- **Required task**
Find how many lines contain "this" and state only that number.

··· Supplied material ···

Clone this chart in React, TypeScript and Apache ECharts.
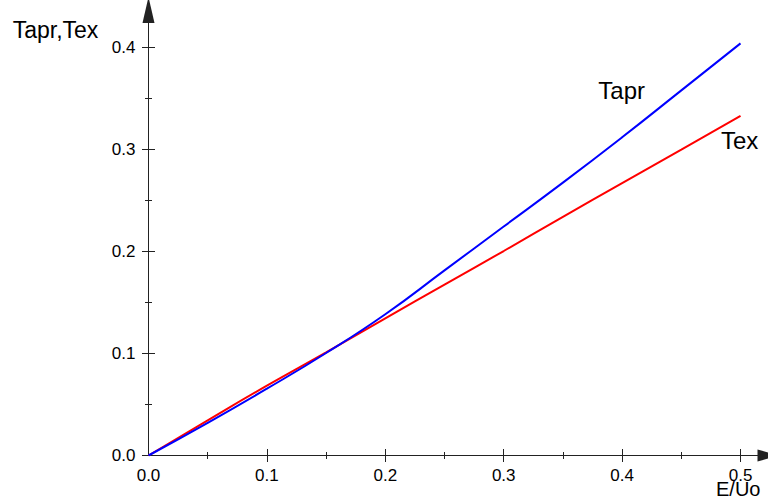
import React, { useEffect, useRef } from "react";
import * as echarts from "echarts";

const xValues = [0, 0.05, 0.1, 0.15, 0.2, 0.25, 0.3, 0.35, 0.4, 0.45, 0.5];
const texValues = [0, 0.0345, 0.0685, 0.1012, 0.1345, 0.1675, 0.2005, 0.234, 0.267, 0.3, 0.333];
const taprValues = [0, 0.032, 0.0655, 0.1005, 0.1385, 0.1815, 0.2245, 0.2675, 0.312, 0.358, 0.4041];
const xMajorTicks = [0.1, 0.2, 0.3, 0.4, 0.5];
const xMinorTicks = [0.05, 0.15, 0.25, 0.35, 0.45];
const xTickLabels = [0, 0.1, 0.2, 0.3, 0.4, 0.5];
const yMajorTicks = [0, 0.1, 0.2, 0.3, 0.4];
const yMinorTicks = [0.05, 0.15, 0.25, 0.35];
const yTickLabels = [0, 0.1, 0.2, 0.3, 0.4];

const X_MAX = 0.5232;
const Y_MAX = 0.4368;
const AXIS_COLOR = "#222";
const FONT = "Liberation Sans, Arial, sans-serif";

export default function App() {
  const ref = useRef<HTMLDivElement>(null);
  useEffect(() => {
    document.body.style.margin = "0";
    if (!ref.current) return;
    const chart = echarts.init(ref.current, undefined, { renderer: "svg" });

    const hidden = { show: false };
    const mkX = (vals: number[], len: number, inside: boolean, main: boolean) => ({
      type: "value",
      min: 0,
      max: X_MAX,
      position: "bottom",
      axisLine: main
        ? { show: true, symbol: ["none", "triangle"], symbolSize: [12, 21], lineStyle: { color: AXIS_COLOR, width: 1 } }
        : hidden,
      axisTick: { show: true, customValues: vals, length: len, inside, lineStyle: { color: AXIS_COLOR, width: 1 } },
      axisLabel: main
        ? {
            show: true,
            customValues: xTickLabels,
            formatter: (v: number) => v.toFixed(1),
            margin: 13,
            lineHeight: 14,
            color: "#000",
            fontSize: 17,
            fontFamily: FONT,
          }
        : hidden,
      splitLine: hidden,
    });
    const mkY = (vals: number[], len: number, inside: boolean, main: boolean) => ({
      type: "value",
      min: 0,
      max: Y_MAX,
      position: "left",
      axisLine: main
        ? { show: true, symbol: ["none", "triangle"], symbolSize: [12, 26], lineStyle: { color: AXIS_COLOR, width: 1 } }
        : hidden,
      axisTick: { show: true, customValues: vals, length: len, inside, lineStyle: { color: AXIS_COLOR, width: 1 } },
      axisLabel: main
        ? {
            show: true,
            customValues: yTickLabels,
            formatter: (v: number) => v.toFixed(1),
            margin: 13,
            color: "#000",
            fontSize: 17,
            fontFamily: FONT,
          }
        : hidden,
      splitLine: hidden,
    });

    const option: any = {
      animation: false,
      backgroundColor: "#fff",
      grid: { left: 148.5, right: 0, top: 10, bottom: 45.5, containLabel: false },
      xAxis: [
        mkX(xMajorTicks, 6.5, false, true),
        mkX(xMajorTicks, 6.5, true, false),
        mkX(xMinorTicks, 3.5, false, false),
        mkX(xMinorTicks, 3.5, true, false),
      ],
      yAxis: [
        mkY(yMajorTicks, 6.5, false, true),
        mkY(yMajorTicks, 6.5, true, false),
        mkY(yMinorTicks, 3.5, false, false),
        mkY(yMinorTicks, 3.5, true, false),
      ],
      series: [
        {
          name: "Tex",
          type: "line",
          xAxisIndex: 0,
          yAxisIndex: 0,
          data: xValues.map((x, i) => [x, texValues[i]]),
          showSymbol: false,
          smooth: true,
          lineStyle: { color: "#ff0000", width: 2 },
          itemStyle: { color: "#ff0000" },
        },
        {
          name: "Tapr",
          type: "line",
          xAxisIndex: 0,
          yAxisIndex: 0,
          data: xValues.map((x, i) => [x, taprValues[i]]),
          showSymbol: false,
          smooth: true,
          lineStyle: { color: "#0000ff", width: 2 },
          itemStyle: { color: "#0000ff" },
        },
      ],
      graphic: [
        {
          type: "text",
          x: 12.7,
          y: 30.3,
          style: { text: "Tapr,Tex", font: `23px ${FONT}`, fill: "#000", textAlign: "left", textVerticalAlign: "middle" },
        },
        {
          type: "text",
          x: 716,
          y: 489,
          style: {
            text: "E/Uo",
            font: `20px ${FONT}`,
            fill: "#000",
            textAlign: "left",
            textVerticalAlign: "middle",
          },
        },
        {
          type: "text",
          x: 598.3,
          y: 90.3,
          style: { text: "Tapr", font: `24px ${FONT}`, fill: "#000", textAlign: "left", textVerticalAlign: "middle" },
        },
        {
          type: "text",
          x: 721,
          y: 140.5,
          style: { text: "Tex", font: `24px ${FONT}`, fill: "#000", textAlign: "left", textVerticalAlign: "middle" },
        },
      ],
    };
    chart.setOption(option);
    return () => chart.dispose();
  }, []);
  return <div ref={ref} style={{ width: 768, height: 501 }} />;
}
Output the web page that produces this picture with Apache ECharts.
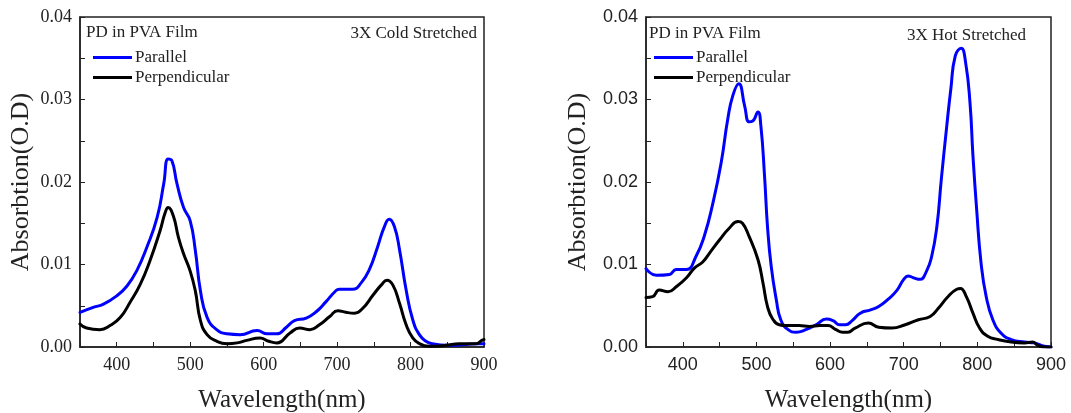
<!DOCTYPE html>
<html>
<head>
<meta charset="utf-8">
<script src="https://cdn.jsdelivr.net/npm/echarts@6/dist/echarts.min.js"></script>
<style>
html,body{margin:0;padding:0;background:#fff;}
#chart{width:1071px;height:413px;}
</style>
</head>
<body>
<div id="chart"></div>
<script>
// ---- Data ----
var coldParNm  = [350,368,382,400,414,427,441,455,464,470,475,482,491,500,507,514,523,536,550,568,591,605,618,631,642,658,672,685,697,703,721,733,744,755,764,771,778,785,794,803,812,821,830,848,875,893,900];
var coldParAbs = [0.0042,0.0048,0.0052,0.0062,0.0074,0.0092,0.0121,0.0157,0.0198,0.0228,0.0226,0.0198,0.0169,0.0153,0.0117,0.0068,0.0036,0.0021,0.0016,0.0015,0.0020,0.0016,0.0016,0.0024,0.0032,0.0035,0.0043,0.0055,0.0067,0.0070,0.0070,0.0078,0.0094,0.0121,0.0145,0.0155,0.0146,0.0118,0.0069,0.0033,0.0015,0.0007,0.0004,0.0002,0.0003,0.0004,0.0004];

var coldPerNm  = [350,359,377,391,405,418,432,445,459,466,470,477,484,491,500,507,514,523,536,550,564,577,595,607,618,636,649,663,676,690,701,712,724,735,749,760,768,776,785,794,803,812,826,848,866,880,889,897,900];
var coldPerAbs = [0.0028,0.0023,0.0021,0.0026,0.0036,0.0054,0.0076,0.0104,0.0141,0.0163,0.0169,0.0159,0.0133,0.0113,0.0092,0.0068,0.0032,0.0015,0.0007,0.0004,0.0005,0.0008,0.0011,0.0007,0.0005,0.0017,0.0023,0.0021,0.0027,0.0037,0.0044,0.0042,0.0041,0.0047,0.0063,0.0075,0.0081,0.0075,0.0053,0.0027,0.0011,0.0004,0.0001,0.0002,0.0004,0.0004,0.0004,0.0008,0.0009];

var hotParNm  = [350,364,382,391,405,418,429,441,452,461,468,476,484,490,495,502,506,511,515,520,527,533,543,554,567,581,595,604,613,621,630,641,655,666,679,691,700,706,713,722,731,738,745,751,758,764,770,778,784,790,794,799,805,812,821,832,846,864,877,891,900];
var hotParAbs = [0.0095,0.0087,0.0088,0.0094,0.0094,0.0110,0.0134,0.0175,0.0223,0.0276,0.0305,0.0319,0.0292,0.0273,0.0274,0.0285,0.0268,0.0207,0.0146,0.0098,0.0057,0.0033,0.0021,0.0018,0.0021,0.0027,0.0034,0.0032,0.0027,0.0027,0.0032,0.0041,0.0045,0.0049,0.0058,0.0069,0.0082,0.0086,0.0084,0.0082,0.0092,0.0110,0.0146,0.0203,0.0264,0.0313,0.0353,0.0362,0.0345,0.0296,0.0232,0.0167,0.0102,0.0061,0.0033,0.0017,0.0009,0.0006,0.0005,0.0001,0.0000];

var hotPerNm  = [350,359,368,380,391,405,416,427,438,450,463,475,481,490,502,509,515,522,531,540,558,572,586,597,608,617,624,634,652,666,684,702,720,736,747,760,772,777,785,794,803,814,828,846,864,875,882,891,900];
var hotPerAbs = [0.0060,0.0061,0.0069,0.0067,0.0073,0.0084,0.0096,0.0103,0.0116,0.0130,0.0144,0.0152,0.0150,0.0134,0.0106,0.0077,0.0049,0.0034,0.0027,0.0026,0.0026,0.0025,0.0026,0.0026,0.0021,0.0018,0.0018,0.0023,0.0029,0.0024,0.0023,0.0027,0.0033,0.0037,0.0047,0.0061,0.0070,0.0071,0.0061,0.0041,0.0023,0.0013,0.0009,0.0006,0.0005,0.0006,0.0002,0.0000,0.0000];

var seriesNames = ['Parallel', 'Perpendicular'];
var panelTitles = ['3X Cold Stretched', '3X Hot Stretched'];
var sampleLabel = 'PD in PVA Film';
var xAxisTitle = 'Wavelength(nm)';
var yAxisTitle = 'Absorbtion(O.D)';

function pairs(xs, ys){ return xs.map(function(x,i){ return [x, ys[i]]; }); }

var serif = '"Liberation Serif","Times New Roman",serif';
var sans = '"Liberation Sans",Arial,sans-serif';
var txtColor = '#222';

function xAxisCfg(gi, font){
  return {
    type:'value', gridIndex:gi, min:350, max:900, interval:50,
    name:xAxisTitle, nameLocation:'middle', nameGap:41,
    nameTextStyle:{fontFamily:serif, fontSize:25, color:txtColor},
    axisLine:{show:true, onZero:false, lineStyle:{color:'#222', width:1.5}},
    axisTick:{show:true, inside:true, length:5, lineStyle:{color:'#222', width:1}},
    axisLabel:{margin:9, fontFamily:font, fontSize:18, color:txtColor,
      formatter:function(v){ return (v % 100 === 0 && v > 350) ? String(v) : ''; }},
    splitLine:{show:false}
  };
}
function yAxisCfg(gi, font, gap){
  return {
    type:'value', gridIndex:gi, min:0, max:0.04, interval:0.005,
    name:yAxisTitle, nameLocation:'middle', nameGap:gap,
    nameTextStyle:{fontFamily:serif, fontSize:26, color:txtColor},
    axisLine:{show:true, onZero:false, lineStyle:{color:'#222', width:1.5}},
    axisTick:{show:true, inside:true, length:5, lineStyle:{color:'#222', width:1}},
    axisLabel:{margin:8, fontFamily:font, fontSize:18, color:txtColor,
      formatter:function(v){ var k = v*100; return Math.abs(Math.round(k)-k) < 1e-6 ? v.toFixed(2) : ''; }},
    splitLine:{show:false}
  };
}
function lineSeries(name, gi, data, color){
  return {
    type:'line', name:name, xAxisIndex:gi, yAxisIndex:gi, data:data,
    showSymbol:false, symbol:'none', smooth:0.5,
    lineStyle:{color:color, width:3, join:'round', cap:'round'}, itemStyle:{color:color}, animation:false
  };
}
function legendCfg(left){
  return {
    left:left, top:44, orient:'vertical', itemWidth:39, itemHeight:3, itemGap:3,
    icon:'rect', data:seriesNames, selectedMode:false,
    textStyle:{fontFamily:serif, fontSize:17, lineHeight:17, color:txtColor, padding:[0,0,0,-2]}
  };
}

var chart = echarts.init(document.getElementById('chart'), null, {renderer:'canvas'});
chart.setOption({
  backgroundColor:'#fff',
  animation:false,
  grid:[
    {left:80, right:587, top:17, bottom:66, show:true, borderColor:'#222', borderWidth:1.5, containLabel:false, outerBoundsMode:'none'},
    {left:646, right:20, top:17, bottom:66, show:true, borderColor:'#222', borderWidth:1.5, containLabel:false, outerBoundsMode:'none'}
  ],
  xAxis:[xAxisCfg(0, serif), xAxisCfg(1, sans)],
  yAxis:[yAxisCfg(0, serif, 46), yAxisCfg(1, sans, 55)],
  legend:[legendCfg(88), legendCfg(649)],
  graphic:[
    {type:'text', left:86, top:24, style:{text:sampleLabel, font:'17px '+serif, fill:txtColor}},
    {type:'text', right:1071-477, top:25, style:{text:panelTitles[0], font:'17px '+serif, fill:txtColor}},
    {type:'text', left:649, top:25, style:{text:sampleLabel, font:'17px '+serif, fill:txtColor}},
    {type:'text', right:1071-1026, top:27, style:{text:panelTitles[1], font:'17px '+serif, fill:txtColor}}
  ],
  series:[
    lineSeries(seriesNames[0], 0, pairs(coldParNm, coldParAbs), '#0000ff'),
    lineSeries(seriesNames[1], 0, pairs(coldPerNm, coldPerAbs), '#000000'),
    lineSeries(seriesNames[0], 1, pairs(hotParNm, hotParAbs), '#0000ff'),
    lineSeries(seriesNames[1], 1, pairs(hotPerNm, hotPerAbs), '#000000')
  ]
});
</script>
</body>
</html>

···

- **Full response**
2